Striving Toward an Antiracist Classroom

By Krissy Ponden

This past week, NAEA President-Elect and Chair of the ED&I Commission, Dr. James Haywood Rolling Jr., put out an impassioned call to action for artists and educators to work to dismantle the systems of oppression that have negatively, and oftentimes violently, affected the Black community. I have spent much of the past few weeks reflecting on my own complicity in these systems in an effort to move forward toward an antiracist way of being. As someone who has been involved in diversity work for over 20 years, one thing I know for certain is just how much I still have to learn.

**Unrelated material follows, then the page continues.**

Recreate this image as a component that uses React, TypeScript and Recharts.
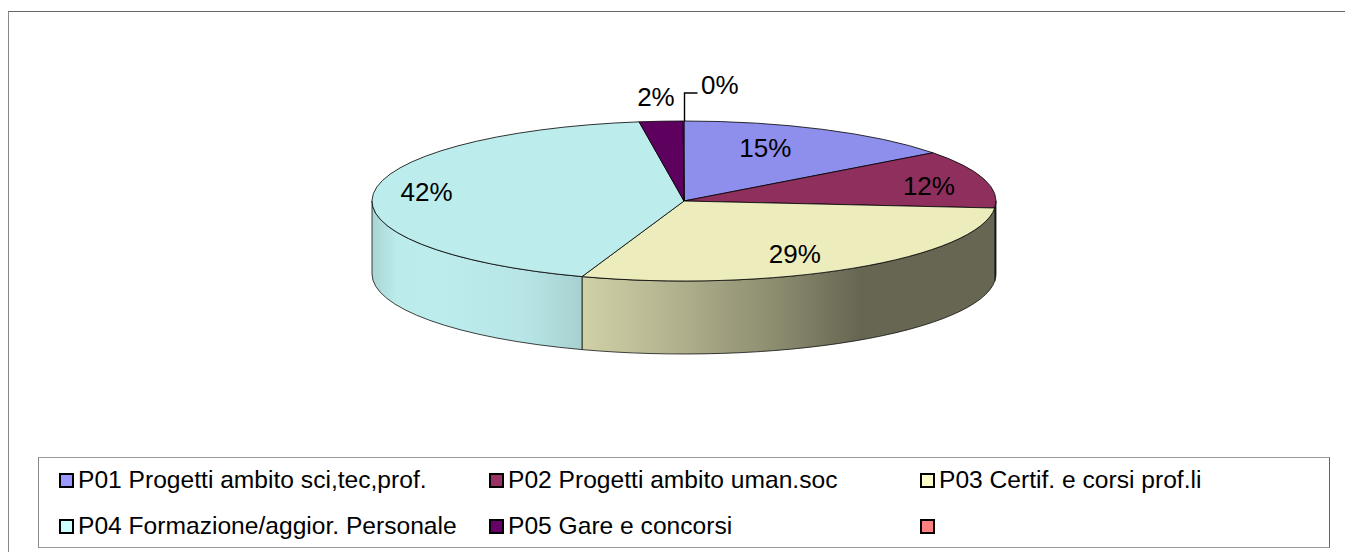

It is humbling and disheartening to recognize the ways in which I have perpetuated White supremacy in my own classroom over the years. I shudder when I think back to my first few years as an art teacher when I would have students recreate cultural objects without context in an effort to “expose them to different cultures.” I cringe when I recall times when I overheard a student use a microaggression in class and hesitated a moment too long to counter it, because I didn’t know what to say. And I am embarrassed to admit the number of times I have stayed silent among a group of adults even when I did know what to say, because I was not brave enough to make myself vulnerable in order to support someone else. This is being a part of a racist system.

BooksSpending my summer break reading, reflecting, learning, and listening.

In How to Be an Antiracist, Ibram X. Kendi shares his own journey of moving from racist ideas and actions to actively striving toward antiracism. I was struck by his assertion that we can perpetuate racism one moment and then antiracism the next. Just as culture is not static and people are dynamic and complex individuals, we each are given innumerable opportunities to work toward being antiracist. I cannot change what I have done (or not done), but I can move forward committed to effecting positive social change, starting in my classroom.

To amplify Dr. Rolling’s message, I am reiterating the action steps that he put forth that I am actively working to put into practice. These include: making space for Black, Indigenous, and Persons of Color (BIPOC) students to express their thoughts and experiences through art, continuing to decolonize my curriculum by adding BIPOC artists and eliminating a Eurocentric focus, ensuring I present positive portrayals of Black lives and celebrate Black artists, examining my pedagogy through an equity lens, and validating the lived experiences of my students of color.

This is the most important work that we can be doing in our classrooms right now. We have each been given this moment in history to pause, reflect, and either commit or recommit ourselves to dismantling the systems that continue to hurt the very students we have been entrusted to teach. We need to lean into our discomfort and know that we will continue to make mistakes along the way. Like Harold and Dr. Rolling, I have my purple crayon firmly in hand, ready to help draw a more socially just world.